Almost everyone agrees that returning to work is “the best thing.” The basis for this conclusion is some sketchy if universal notion of work as distracting and therefore therapeutic. It boils down to this: If I’m too busy to think about my missing sons, I’ll be less depressed.

I doubt this.

Getting up, getting dressed, the old familiar commute – it seems so strange to resume this routine. And the station itself feels like foreign terrain. TV stations are crazy places, loud and frantic with energy, everyone always careening toward or recovering from a deadline. Me? I feel inert and idle amid the hive of activity. I exist within a kind of insular bubble created by everyone’s elaborate courtesy. Voices lower when I walk by, glances slide away, no one knows what to say to me or how to act in my presence. I can see the wheels turning – should I mention it, or not? When I explain that nothing they can do or say could make me feel worse, they feel rebuffed.

One day, after I return to work, Shoffler drops by. He arrives with a six-pack of Sierra Nevada and a huge soggy pizza. “Health food,” he says, with his high-pitched stuttery laugh. “Stick with me and you, too, can be a fat slob.”
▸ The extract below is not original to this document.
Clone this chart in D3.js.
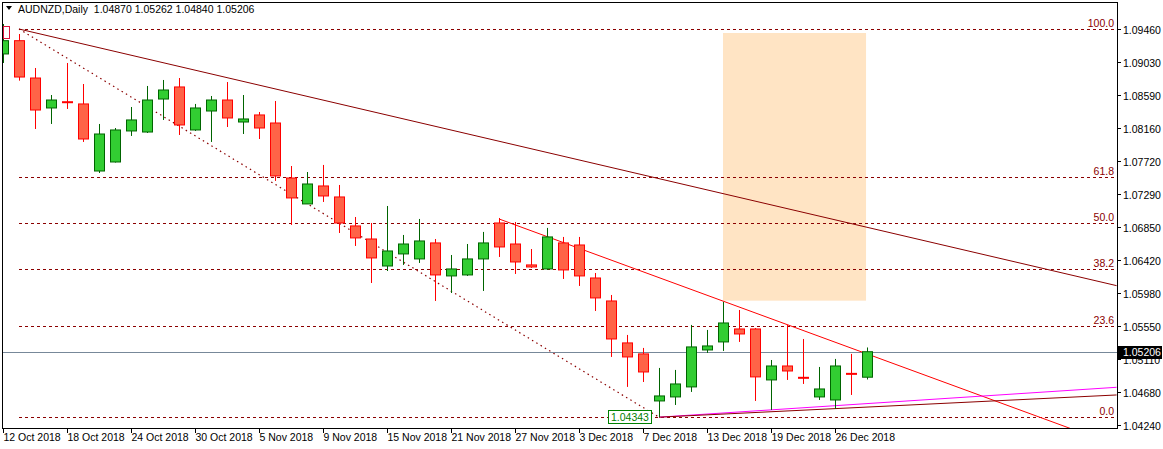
<!DOCTYPE html>
<html><head><meta charset="utf-8">
<script src="https://cdn.jsdelivr.net/npm/d3@7"></script>
<style>body{margin:0;background:#fff}svg{display:block}text{font-family:"Liberation Sans",Arial,sans-serif;font-size:10.5px}</style>
</head><body><svg id="c" width="1163" height="449"></svg>
<script>
const opens =[1.09131,1.09306,1.08814,1.08419,1.08500,1.08472,1.07588,1.07707,1.08116,1.08102,1.08537,1.08696,1.08129,1.08379,1.08524,1.08234,1.08327,1.08221,1.07496,1.07154,1.07391,1.07246,1.06864,1.06692,1.06336,1.06495,1.06429,1.06640,1.06205,1.06218,1.06429,1.06903,1.06626,1.06350,1.06297,1.06640,1.06613,1.06178,1.05875,1.05322,1.05177,1.04557,1.04610,1.04742,1.05229,1.05335,1.05506,1.05506,1.04834,1.05018,1.04866,1.04610,1.04570,1.04918,1.04870];
const highs =[1.09526,1.09394,1.08946,1.08590,1.09012,1.08735,1.08208,1.08155,1.08432,1.08709,1.08788,1.08814,1.08472,1.08577,1.08761,1.08590,1.08366,1.08511,1.07654,1.07575,1.07668,1.07404,1.06982,1.06903,1.07127,1.06745,1.06956,1.06692,1.06481,1.06626,1.06785,1.06969,1.06916,1.06560,1.06838,1.06719,1.06719,1.06244,1.05954,1.05427,1.05256,1.04992,1.04966,1.05559,1.05493,1.05862,1.05756,1.05519,1.05097,1.05559,1.05374,1.05005,1.05111,1.05177,1.05262];
const lows  =[1.09012,1.08779,1.08142,1.08208,1.08406,1.07971,1.07562,1.07700,1.08050,1.08089,1.08261,1.08063,1.08116,1.07971,1.08168,1.08076,1.08010,1.07457,1.06877,1.07154,1.07180,1.06771,1.06600,1.06112,1.06270,1.06350,1.06376,1.05875,1.05980,1.06205,1.06007,1.06455,1.06231,1.06310,1.06284,1.06165,1.06073,1.05743,1.05137,1.04742,1.04807,1.04343,1.04504,1.04676,1.05190,1.05216,1.05335,1.04557,1.04438,1.04834,1.04781,1.04570,1.04452,1.04636,1.04840];
const closes=[1.09306,1.08827,1.08392,1.08524,1.08490,1.08010,1.08076,1.08129,1.08261,1.08524,1.08656,1.08195,1.08419,1.08524,1.08287,1.08274,1.08155,1.07523,1.07233,1.07417,1.07259,1.06903,1.06706,1.06442,1.06534,1.06626,1.06666,1.06218,1.06297,1.06429,1.06640,1.06587,1.06389,1.06323,1.06719,1.06284,1.06205,1.05915,1.05374,1.05137,1.04939,1.04623,1.04781,1.05269,1.05282,1.05585,1.05440,1.04874,1.05018,1.04952,1.04858,1.04715,1.05018,1.04910,1.05206];
const dateTicks=[[0,"12 Oct 2018"],[4,"18 Oct 2018"],[8,"24 Oct 2018"],[12,"30 Oct 2018"],[16,"5 Nov 2018"],[20,"9 Nov 2018"],[24,"15 Nov 2018"],[28,"21 Nov 2018"],[32,"27 Nov 2018"],[36,"3 Dec 2018"],[40,"7 Dec 2018"],[44,"13 Dec 2018"],[48,"19 Dec 2018"],[52,"26 Dec 2018"]];
const priceTicks=[1.09460,1.09030,1.08590,1.08160,1.07720,1.07290,1.06850,1.06420,1.05980,1.05550,1.05110,1.04680,1.04240];
const fibLevels=[[0,"0.0"],[23.6,"23.6"],[38.2,"38.2"],[50,"50.0"],[61.8,"61.8"],[100,"100.0"]];
const fibHigh=1.09460, fibLow=1.04343, fibStart=1, fibEnd=41;
const trend1=[[1,1.09460],[69.6,1.06077]];
const trend2=[[31,1.06956],[56.06,1.05018]];
const trend3=[[41,1.04343],[69.6,1.04737]];
const trend4=[[41,1.04343],[69.6,1.04636]];
const zone={i0:45,i1:53.94,top:1.09407,bottom:1.05879};
const lastPrice=1.05206;

const svg=d3.select("#c");
const L=2,R=1117,T=2,B=428;
const x=d3.scaleLinear().domain([0,1]).range([3,19]);
const y=d3.scaleLinear().domain([1.04240,1.09460]).range([425,29]);
svg.append("clipPath").attr("id","cl").append("rect").attr("x",L).attr("y",T).attr("width",R-L).attr("height",B-T);
const g=svg.append("g").attr("clip-path","url(#cl)");
g.append("rect").attr("x",x(zone.i0)).attr("y",y(zone.top)).attr("width",x(zone.i1)-x(zone.i0)).attr("height",y(zone.bottom)-y(zone.top)).attr("fill","#FFE4C4");
fibLevels.forEach(([lv,lab])=>{const p=fibLow+(fibHigh-fibLow)*lv/100;const yy=Math.round(y(p))+0.5;
 g.append("line").attr("x1",x(fibStart)).attr("x2",R).attr("y1",yy).attr("y2",yy).attr("stroke","#8B0000").attr("stroke-dasharray","3,3");
 g.append("text").attr("x",R-3).attr("y",yy-3).attr("text-anchor","end").attr("fill","#8B0000").text(lab);});
g.append("line").attr("x1",x(fibStart)).attr("y1",y(fibHigh)).attr("x2",x(fibEnd)).attr("y2",y(fibLow)).attr("stroke","#8B0000").attr("stroke-width",1.2).attr("stroke-dasharray","1.5,3.5");
g.append("line").attr("x1",L).attr("x2",R).attr("y1",Math.round(y(lastPrice))+0.5).attr("y2",Math.round(y(lastPrice))+0.5).attr("stroke","#778899");
const ln=(pts,col,ext)=>{let [a,b]=pts;let xe=b[0],ye=b[1];
 if(ext){xe=a[0]+(b[0]-a[0])*4;ye=a[1]+(b[1]-a[1])*4;}
 g.append("line").attr("x1",x(a[0])).attr("y1",y(a[1])).attr("x2",x(xe)).attr("y2",y(ye)).attr("stroke",col);};
ln(trend1,"#8B0000");ln(trend2,"#FF0000",true);ln(trend3,"#FF00FF");ln(trend4,"#8B0000");
opens.forEach((o,i)=>{const c=closes[i],up=c>=o;const col=up?"#006400":"#FF0000",fill=up?"#32CD32":"#FF6347";
 const cx=Math.round(x(i))+0.5;
 g.append("line").attr("x1",cx).attr("x2",cx).attr("y1",y(highs[i])).attr("y2",y(lows[i])).attr("stroke",col);
 const t=y(Math.max(o,c)),b=y(Math.min(o,c));
 if(b-t<2){g.append("rect").attr("x",cx-5.5).attr("y",(t+b)/2-1).attr("width",11).attr("height",2).attr("fill",col);}
 else g.append("rect").attr("x",cx-5).attr("y",t).attr("width",10).attr("height",b-t).attr("fill",fill).attr("stroke",col);});
svg.append("rect").attr("x",L+0.5).attr("y",T+0.5).attr("width",R-L).attr("height",B-T).attr("fill","none").attr("stroke","#000");
priceTicks.forEach(p=>{const yy=Math.round(y(p))+0.5;
 svg.append("line").attr("x1",R).attr("x2",R+4).attr("y1",yy).attr("y2",yy).attr("stroke","#000");
 svg.append("text").attr("x",R+6).attr("y",yy+4).text(p.toFixed(5));});
const ly=Math.round(y(lastPrice));
svg.append("rect").attr("x",R+1).attr("y",ly-6).attr("width",44).attr("height",13).attr("fill","#000");
svg.append("text").attr("x",R+6).attr("y",ly+4).attr("fill","#fff").text(lastPrice.toFixed(5));
dateTicks.forEach(([i,lab])=>{const xx=Math.round(x(i))+0.5;
 svg.append("line").attr("x1",xx).attr("x2",xx).attr("y1",B).attr("y2",B+5).attr("stroke","#000");
 svg.append("text").attr("x",xx).attr("y",B+13).text(lab);});
svg.append("rect").attr("x",608.5).attr("y",410.5).attr("width",43).attr("height",13).attr("fill","#fff").attr("stroke","#008000");
svg.append("text").attr("x",611).attr("y",421).attr("fill","#008000").text(fibLow.toFixed(5));
svg.append("rect").attr("x",3.5).attr("y",26.5).attr("width",6).attr("height",12).attr("fill","#fff").attr("stroke","#DC143C");
svg.append("path").attr("d","M6,6 L12,6 L9,10 Z").attr("fill","#000");
svg.append("text").attr("x",18).attr("y",13).attr("xml:space","preserve").text("AUDNZD,Daily  1.04870 1.05262 1.04840 1.05206");
</script></body></html>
I’m glad to see him. In fact, I can’t think of anyone else I’d rather see at my door – except my sons. For openers, Shoffler is just about the only person in the world who’s always ready to talk about the one thing of actual interest to me. Besides, he’s cynical, funny and, I’ve come to realize, very smart. We usually end up going over and over the busted leads to see if there’s something we missed: the origami rabbit, the whippet, the witnesses who saw the man getting into a black panel van, the latest Elvis sightings, the chicken blood, the “enemy” list of folks I’d attacked on the air. Shoffler checks his notebooks – he’s on his third now. The case file, he tells me, is seven binders thick. Each case, he’s explained, starts with a single three-inch loose-leaf binder. The binders – which Shoffler has allowed me to look at – contain copies of every piece of paper generated by the investigation: report, witness statement, interview, crime scene photo, forensics tests, search warrant, search warrant inventory, evidence receipt, and so on.